L’oggetto messo in scena

Alla Fondazione Rolla di Bruzella affascinanti spunti di riflessione intorno al concetto di verità
/ 29.05.2017
di Gian Franco Ragno

Non più paesaggi e nemmeno ritratti. L’esposizione corrente alla Fondazione Rolla prende in esame l’oggetto in sé (in inglese, «it») in un percorso che procede per produzioni fotografiche partendo dall’epoca classica per arrivare al contemporaneo. 

Il punto di partenza di questo originale approccio è rappresentato da alcune considerazioni dello storico della fotografia John Szarkowski, riportate nell’abituale e snello catalogo a disposizione dei visitatori. Successore del grande Edward Steichen alla guida della sezione fotografia del Moma (Museum of Modern Art di New York), carica che mantenne dagli anni Sessanta ai primi anni Novanta, Szarkowski diede un impulso fondamentale nella considerazione della fotografia in ambito museale, legittimandone quindi a sua volta il collezionismo e il mercato nascente.

Profondo conoscitore di Eugène Atget, nel 1972 Szarkowski, tra le molte esposizioni, curò anche un’importante collettiva intitolata New Documents, che fece conoscere Diane Arbus. Ad oggi le sue produzioni vengono lette mettendo in luce le sue contraddizioni: la sua visione poneva al centro gli autori americani (che di fatto costituivano la base della collezione fotografica) eppure restava troppo riduttiva rispetto alle conflittualità sociali. 

A Bruzella l’esposizione conta alcune tendenze artistiche ben rappresentate dalla collezione: dai grandi classici americani (Edward Weston) alla poco successiva «Nuova oggettività tedesca» (Albert Renger-Patzsch, Hans Finsler e Ruth Hallensleben, quest’ultima vera riscoperta della Fondazione, che le dedicò la sua seconda esposizione) che gettò le basi fondamentali dell’approccio contemporaneo al mezzo fotografico. 

Costituiscono un caso a sé stante alcuni grandissimi nomi della storia di questa disciplina, come quello di Irving Penn: il colto e lucidissimo esteta americano, sposato con la meravigliosa modella Lisa Fonssagrives, capace di elevare a modello qualsiasi oggetto, anche il più banale, allorché finito nei rifiuti. Alcuni mozziconi di sigaretta, una carta da gioco lasciata per terra, raggiungono lo statuto di natura morta contemporanea attraverso raffinatissime stampe virate al platino. Oppure ancora Aaron Siskind: passato dal fotogiornalismo sociale della Photo League alla composizione astratta, qui con alcune immagini di oggetti ritrovati sulla spiaggia – soggetti che tradiscono un interesse per la poetica del Surrealismo così come, soprattutto nei risultati, per l’Espressionismo Astratto del dopoguerra. 

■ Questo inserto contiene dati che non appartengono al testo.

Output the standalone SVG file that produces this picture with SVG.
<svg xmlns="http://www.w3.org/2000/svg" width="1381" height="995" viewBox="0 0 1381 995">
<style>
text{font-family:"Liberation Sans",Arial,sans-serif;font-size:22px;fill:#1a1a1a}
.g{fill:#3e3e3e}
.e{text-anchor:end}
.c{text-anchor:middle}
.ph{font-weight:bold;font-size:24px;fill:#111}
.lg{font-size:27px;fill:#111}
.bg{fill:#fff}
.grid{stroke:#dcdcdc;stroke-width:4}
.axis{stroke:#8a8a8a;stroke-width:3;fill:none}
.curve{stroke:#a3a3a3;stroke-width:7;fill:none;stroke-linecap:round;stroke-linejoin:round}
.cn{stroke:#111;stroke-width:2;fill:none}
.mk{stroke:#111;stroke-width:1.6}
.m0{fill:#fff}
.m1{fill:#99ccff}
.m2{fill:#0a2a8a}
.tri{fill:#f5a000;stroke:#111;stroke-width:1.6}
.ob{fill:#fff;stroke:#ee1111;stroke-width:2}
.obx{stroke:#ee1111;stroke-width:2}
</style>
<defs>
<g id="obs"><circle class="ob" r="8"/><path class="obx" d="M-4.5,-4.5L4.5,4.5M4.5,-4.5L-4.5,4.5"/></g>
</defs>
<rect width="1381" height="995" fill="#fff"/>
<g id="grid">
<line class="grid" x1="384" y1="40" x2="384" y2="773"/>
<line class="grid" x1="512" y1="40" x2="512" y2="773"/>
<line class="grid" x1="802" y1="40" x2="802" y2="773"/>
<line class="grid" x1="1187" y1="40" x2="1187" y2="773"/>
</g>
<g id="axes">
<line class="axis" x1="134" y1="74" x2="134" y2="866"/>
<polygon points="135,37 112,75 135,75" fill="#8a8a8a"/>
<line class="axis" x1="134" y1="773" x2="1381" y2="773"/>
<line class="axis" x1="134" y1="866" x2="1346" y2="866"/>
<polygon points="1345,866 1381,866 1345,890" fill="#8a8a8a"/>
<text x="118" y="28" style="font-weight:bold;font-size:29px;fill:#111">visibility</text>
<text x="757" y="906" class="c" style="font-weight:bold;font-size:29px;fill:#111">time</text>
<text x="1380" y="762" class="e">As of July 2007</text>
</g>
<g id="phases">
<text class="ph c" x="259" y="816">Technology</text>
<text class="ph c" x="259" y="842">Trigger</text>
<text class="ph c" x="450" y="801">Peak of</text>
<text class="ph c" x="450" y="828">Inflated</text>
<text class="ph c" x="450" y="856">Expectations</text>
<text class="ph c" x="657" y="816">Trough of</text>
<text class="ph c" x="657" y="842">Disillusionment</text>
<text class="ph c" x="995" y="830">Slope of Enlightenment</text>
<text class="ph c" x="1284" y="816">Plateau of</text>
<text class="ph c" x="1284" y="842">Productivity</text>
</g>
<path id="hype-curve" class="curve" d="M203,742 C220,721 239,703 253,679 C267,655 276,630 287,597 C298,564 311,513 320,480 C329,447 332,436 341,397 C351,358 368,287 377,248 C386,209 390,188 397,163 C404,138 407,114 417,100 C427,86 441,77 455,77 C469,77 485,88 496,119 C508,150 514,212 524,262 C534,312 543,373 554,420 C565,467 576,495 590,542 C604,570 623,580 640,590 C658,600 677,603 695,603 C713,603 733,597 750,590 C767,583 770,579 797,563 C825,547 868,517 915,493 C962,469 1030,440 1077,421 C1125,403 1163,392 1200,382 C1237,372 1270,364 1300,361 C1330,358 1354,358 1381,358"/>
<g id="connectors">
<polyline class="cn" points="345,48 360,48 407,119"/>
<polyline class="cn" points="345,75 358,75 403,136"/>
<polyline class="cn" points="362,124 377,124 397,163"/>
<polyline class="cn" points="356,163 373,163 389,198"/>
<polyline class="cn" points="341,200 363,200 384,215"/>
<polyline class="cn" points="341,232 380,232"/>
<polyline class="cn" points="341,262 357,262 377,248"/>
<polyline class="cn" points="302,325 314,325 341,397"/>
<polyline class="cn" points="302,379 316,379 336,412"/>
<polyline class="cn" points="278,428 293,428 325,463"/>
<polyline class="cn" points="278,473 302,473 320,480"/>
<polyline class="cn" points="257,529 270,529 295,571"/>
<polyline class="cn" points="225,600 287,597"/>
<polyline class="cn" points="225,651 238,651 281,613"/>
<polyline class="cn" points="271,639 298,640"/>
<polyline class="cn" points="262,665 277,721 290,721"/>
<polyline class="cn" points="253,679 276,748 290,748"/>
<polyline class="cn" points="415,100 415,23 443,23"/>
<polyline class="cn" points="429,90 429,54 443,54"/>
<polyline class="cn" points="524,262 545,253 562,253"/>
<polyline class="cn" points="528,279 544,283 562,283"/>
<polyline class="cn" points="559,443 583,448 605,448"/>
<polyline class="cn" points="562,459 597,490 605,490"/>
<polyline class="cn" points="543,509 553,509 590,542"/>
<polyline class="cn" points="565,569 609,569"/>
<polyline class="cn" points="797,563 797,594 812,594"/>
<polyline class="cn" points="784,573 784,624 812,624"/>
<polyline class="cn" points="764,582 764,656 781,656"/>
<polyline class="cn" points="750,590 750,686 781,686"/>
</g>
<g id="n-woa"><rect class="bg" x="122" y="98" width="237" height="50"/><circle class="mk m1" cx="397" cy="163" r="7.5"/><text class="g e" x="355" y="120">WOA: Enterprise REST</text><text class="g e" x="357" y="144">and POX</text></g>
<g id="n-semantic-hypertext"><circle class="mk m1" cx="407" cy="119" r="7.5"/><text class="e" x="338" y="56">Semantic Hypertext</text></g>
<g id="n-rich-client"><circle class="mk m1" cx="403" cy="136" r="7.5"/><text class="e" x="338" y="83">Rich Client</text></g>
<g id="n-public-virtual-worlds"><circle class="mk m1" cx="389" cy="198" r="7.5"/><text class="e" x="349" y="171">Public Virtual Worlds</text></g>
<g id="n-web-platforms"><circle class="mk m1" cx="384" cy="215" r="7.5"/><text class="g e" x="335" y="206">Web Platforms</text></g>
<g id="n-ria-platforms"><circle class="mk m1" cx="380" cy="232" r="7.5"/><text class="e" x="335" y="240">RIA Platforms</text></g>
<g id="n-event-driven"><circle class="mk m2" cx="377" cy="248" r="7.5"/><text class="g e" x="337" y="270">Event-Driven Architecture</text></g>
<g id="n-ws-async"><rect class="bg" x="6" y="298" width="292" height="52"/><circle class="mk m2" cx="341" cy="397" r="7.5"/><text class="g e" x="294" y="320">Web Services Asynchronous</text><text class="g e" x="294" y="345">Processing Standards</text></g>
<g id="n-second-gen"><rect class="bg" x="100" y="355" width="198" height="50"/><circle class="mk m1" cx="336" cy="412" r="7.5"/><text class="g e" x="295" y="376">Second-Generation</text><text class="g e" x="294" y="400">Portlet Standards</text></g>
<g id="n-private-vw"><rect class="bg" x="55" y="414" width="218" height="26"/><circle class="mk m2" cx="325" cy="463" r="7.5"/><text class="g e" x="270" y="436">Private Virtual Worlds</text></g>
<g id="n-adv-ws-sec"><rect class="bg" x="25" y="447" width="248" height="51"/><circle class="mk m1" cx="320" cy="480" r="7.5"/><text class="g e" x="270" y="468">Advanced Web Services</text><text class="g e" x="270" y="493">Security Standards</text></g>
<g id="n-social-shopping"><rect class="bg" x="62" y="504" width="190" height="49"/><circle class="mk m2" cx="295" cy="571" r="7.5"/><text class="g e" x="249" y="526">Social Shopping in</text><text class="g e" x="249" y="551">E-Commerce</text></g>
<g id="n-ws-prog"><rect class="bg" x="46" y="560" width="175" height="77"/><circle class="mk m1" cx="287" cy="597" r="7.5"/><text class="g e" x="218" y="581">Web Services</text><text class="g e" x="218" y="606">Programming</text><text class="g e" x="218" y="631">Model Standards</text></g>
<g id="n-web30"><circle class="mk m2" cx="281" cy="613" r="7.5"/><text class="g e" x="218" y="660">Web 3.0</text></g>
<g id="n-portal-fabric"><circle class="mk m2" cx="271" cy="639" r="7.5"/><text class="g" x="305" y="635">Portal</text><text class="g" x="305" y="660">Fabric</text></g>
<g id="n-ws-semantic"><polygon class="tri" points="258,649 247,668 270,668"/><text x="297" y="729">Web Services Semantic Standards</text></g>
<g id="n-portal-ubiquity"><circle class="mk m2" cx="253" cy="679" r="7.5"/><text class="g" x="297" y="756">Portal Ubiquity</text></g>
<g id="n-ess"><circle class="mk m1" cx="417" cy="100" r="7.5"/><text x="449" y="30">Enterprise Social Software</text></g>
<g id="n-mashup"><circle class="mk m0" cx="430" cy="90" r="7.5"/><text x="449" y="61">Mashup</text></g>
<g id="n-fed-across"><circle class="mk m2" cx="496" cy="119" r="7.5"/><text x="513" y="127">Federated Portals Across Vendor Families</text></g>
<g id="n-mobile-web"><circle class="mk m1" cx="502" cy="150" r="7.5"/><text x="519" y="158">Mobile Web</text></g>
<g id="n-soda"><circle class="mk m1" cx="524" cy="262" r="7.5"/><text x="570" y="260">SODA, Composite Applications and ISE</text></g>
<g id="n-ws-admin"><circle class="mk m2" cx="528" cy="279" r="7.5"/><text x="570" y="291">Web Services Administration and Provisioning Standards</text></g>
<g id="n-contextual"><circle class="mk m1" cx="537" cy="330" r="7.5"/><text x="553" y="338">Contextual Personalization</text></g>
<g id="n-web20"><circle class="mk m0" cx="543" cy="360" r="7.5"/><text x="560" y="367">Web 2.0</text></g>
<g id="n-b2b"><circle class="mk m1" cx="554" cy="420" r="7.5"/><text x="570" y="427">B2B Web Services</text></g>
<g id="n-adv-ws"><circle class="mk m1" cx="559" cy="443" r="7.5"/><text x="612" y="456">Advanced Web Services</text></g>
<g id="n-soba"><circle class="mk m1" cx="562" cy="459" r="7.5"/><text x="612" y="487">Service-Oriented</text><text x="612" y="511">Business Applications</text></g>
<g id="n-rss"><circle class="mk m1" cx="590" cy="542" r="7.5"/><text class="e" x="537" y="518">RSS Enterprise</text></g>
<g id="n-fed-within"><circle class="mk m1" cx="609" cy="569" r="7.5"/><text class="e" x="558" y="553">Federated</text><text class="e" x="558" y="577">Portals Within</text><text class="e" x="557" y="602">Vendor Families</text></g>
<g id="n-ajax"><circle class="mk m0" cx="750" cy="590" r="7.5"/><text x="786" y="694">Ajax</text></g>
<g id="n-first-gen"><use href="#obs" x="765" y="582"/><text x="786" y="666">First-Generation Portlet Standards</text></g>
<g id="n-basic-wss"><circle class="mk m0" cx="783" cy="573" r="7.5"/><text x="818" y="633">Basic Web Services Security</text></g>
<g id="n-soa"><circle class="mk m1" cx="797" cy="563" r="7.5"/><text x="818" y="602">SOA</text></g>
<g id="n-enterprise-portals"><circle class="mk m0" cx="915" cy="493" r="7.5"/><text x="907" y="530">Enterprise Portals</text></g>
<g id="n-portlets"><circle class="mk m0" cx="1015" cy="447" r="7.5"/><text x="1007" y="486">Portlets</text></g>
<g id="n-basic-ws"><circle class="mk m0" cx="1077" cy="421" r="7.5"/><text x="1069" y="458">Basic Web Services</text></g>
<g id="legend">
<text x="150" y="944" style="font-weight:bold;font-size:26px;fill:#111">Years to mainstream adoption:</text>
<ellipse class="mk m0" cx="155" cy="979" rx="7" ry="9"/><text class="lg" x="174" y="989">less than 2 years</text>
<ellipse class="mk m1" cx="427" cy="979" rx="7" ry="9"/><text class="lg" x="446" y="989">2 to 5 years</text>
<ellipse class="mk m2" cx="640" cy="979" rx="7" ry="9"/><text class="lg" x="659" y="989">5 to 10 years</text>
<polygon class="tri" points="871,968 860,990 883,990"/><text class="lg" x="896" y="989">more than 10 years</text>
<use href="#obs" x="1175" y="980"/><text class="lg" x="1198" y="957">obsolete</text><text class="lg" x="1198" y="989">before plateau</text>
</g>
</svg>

Sono presenti anche opere più recenti, di chiara impronta concettuale, in cui il soggetto-oggetto – spesso banale, di recupero oppure prodotto da altri e poi riutilizzato – passa in secondo piano rispetto alla progettualità dell’artista che ne determina l’uso e il valore estetico: da Franco Vimercati – qui con la serie delle bottiglie e una celebre «zuppiera» che è stato il suo unico soggetto per circa un decennio – a un lavoro tra i più recenti di Luciano Rigolini.

Ma accanto ad artisti contemporanei, come contrappunto e come d’altronde è l’abitudine nelle esposizioni della Fondazione Rolla di Bruzella, non mancano alcune fotografie di autori anonimi ma sempre di grande qualità artistica, capaci di dialogare e punteggiare il fil rouge della collettiva. 

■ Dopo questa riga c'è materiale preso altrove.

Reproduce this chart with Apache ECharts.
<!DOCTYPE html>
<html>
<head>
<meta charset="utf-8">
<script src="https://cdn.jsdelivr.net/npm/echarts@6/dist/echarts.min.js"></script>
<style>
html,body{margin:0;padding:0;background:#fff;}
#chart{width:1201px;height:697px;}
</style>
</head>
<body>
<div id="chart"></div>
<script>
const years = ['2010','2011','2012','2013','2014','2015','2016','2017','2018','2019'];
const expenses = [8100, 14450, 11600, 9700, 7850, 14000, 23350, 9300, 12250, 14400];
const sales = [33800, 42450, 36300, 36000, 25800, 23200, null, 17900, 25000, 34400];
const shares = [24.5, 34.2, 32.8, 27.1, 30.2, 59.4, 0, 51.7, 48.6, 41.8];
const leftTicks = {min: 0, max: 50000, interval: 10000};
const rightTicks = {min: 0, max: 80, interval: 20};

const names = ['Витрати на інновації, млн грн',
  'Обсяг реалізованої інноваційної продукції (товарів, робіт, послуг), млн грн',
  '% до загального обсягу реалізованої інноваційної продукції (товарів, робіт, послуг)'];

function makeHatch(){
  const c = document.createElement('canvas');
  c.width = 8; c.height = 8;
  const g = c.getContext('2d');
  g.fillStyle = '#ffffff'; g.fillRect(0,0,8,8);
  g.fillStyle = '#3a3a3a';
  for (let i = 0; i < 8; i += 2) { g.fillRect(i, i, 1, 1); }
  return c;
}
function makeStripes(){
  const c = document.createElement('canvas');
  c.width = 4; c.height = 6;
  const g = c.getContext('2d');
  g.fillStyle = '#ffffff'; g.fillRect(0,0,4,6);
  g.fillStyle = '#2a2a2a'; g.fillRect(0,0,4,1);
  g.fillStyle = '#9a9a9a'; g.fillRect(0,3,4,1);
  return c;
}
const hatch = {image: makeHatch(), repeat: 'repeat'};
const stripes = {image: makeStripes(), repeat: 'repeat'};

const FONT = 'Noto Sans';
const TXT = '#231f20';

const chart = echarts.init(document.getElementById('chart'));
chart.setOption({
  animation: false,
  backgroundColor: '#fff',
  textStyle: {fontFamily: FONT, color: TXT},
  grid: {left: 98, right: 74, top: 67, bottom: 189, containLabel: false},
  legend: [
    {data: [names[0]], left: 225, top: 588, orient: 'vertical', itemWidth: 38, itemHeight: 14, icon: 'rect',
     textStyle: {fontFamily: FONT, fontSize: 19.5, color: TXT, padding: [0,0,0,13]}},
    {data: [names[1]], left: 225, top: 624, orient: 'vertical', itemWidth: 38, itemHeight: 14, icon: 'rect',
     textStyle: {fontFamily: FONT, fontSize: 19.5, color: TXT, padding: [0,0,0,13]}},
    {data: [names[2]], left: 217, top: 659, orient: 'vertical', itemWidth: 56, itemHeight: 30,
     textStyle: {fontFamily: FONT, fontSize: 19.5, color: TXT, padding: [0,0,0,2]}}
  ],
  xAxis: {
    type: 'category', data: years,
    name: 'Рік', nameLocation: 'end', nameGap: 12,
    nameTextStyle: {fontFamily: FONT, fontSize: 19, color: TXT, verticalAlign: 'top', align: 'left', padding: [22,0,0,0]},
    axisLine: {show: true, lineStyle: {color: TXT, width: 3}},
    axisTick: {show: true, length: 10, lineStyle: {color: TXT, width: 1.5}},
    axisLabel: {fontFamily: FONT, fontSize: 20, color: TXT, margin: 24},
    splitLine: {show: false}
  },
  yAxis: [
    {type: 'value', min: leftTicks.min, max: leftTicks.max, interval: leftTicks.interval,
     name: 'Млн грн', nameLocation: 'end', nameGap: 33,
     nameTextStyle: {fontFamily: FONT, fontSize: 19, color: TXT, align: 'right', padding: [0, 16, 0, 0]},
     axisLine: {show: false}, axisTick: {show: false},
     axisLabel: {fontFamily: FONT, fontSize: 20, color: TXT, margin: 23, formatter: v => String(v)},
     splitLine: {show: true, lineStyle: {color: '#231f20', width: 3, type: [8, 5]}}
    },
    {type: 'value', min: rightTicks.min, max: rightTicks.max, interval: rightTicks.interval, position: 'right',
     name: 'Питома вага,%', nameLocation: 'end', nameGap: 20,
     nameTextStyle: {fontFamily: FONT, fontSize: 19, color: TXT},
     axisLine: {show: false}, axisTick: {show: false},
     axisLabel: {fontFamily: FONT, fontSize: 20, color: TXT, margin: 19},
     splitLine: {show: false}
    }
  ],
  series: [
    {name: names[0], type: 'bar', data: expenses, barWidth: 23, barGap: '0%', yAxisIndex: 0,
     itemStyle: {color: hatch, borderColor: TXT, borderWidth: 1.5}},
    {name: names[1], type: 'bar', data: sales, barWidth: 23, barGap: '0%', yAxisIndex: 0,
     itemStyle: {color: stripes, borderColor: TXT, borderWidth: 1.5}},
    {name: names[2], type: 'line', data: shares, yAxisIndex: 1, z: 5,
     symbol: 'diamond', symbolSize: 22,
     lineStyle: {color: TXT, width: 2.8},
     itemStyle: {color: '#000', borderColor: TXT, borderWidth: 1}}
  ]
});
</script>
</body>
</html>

Si può dire che la fotografia, sin dai suoi esordi – che corrispondono a quelli della ferrovia – abbia sempre amato mettere in risalto le qualità dell’oggetto in sé, tanto più quando si tratta di un manufatto inedito, che esprime e incarna lo spirito dei tempi nuovi e lucenti. La fotografia ha celebrato e incarnato anche un certo feticismo per la merce, creando di fatto le basi della pubblicità e fornendo mattoni al castello delle vanità e dei desideri. Tuttavia è in tempi più recenti – in un’epoca dominata dal digitale, in anni di dematerializzazione del lavoro e di narrazione della realtà fornita dai media su schermi – che essa trova più difficoltà, come avrebbe detto Szarkowski, a «forzare la realtà per raccontare la verità». Una verità complessa, che ha bisogno forse di più di un’immagine per essere capita ed afferrata.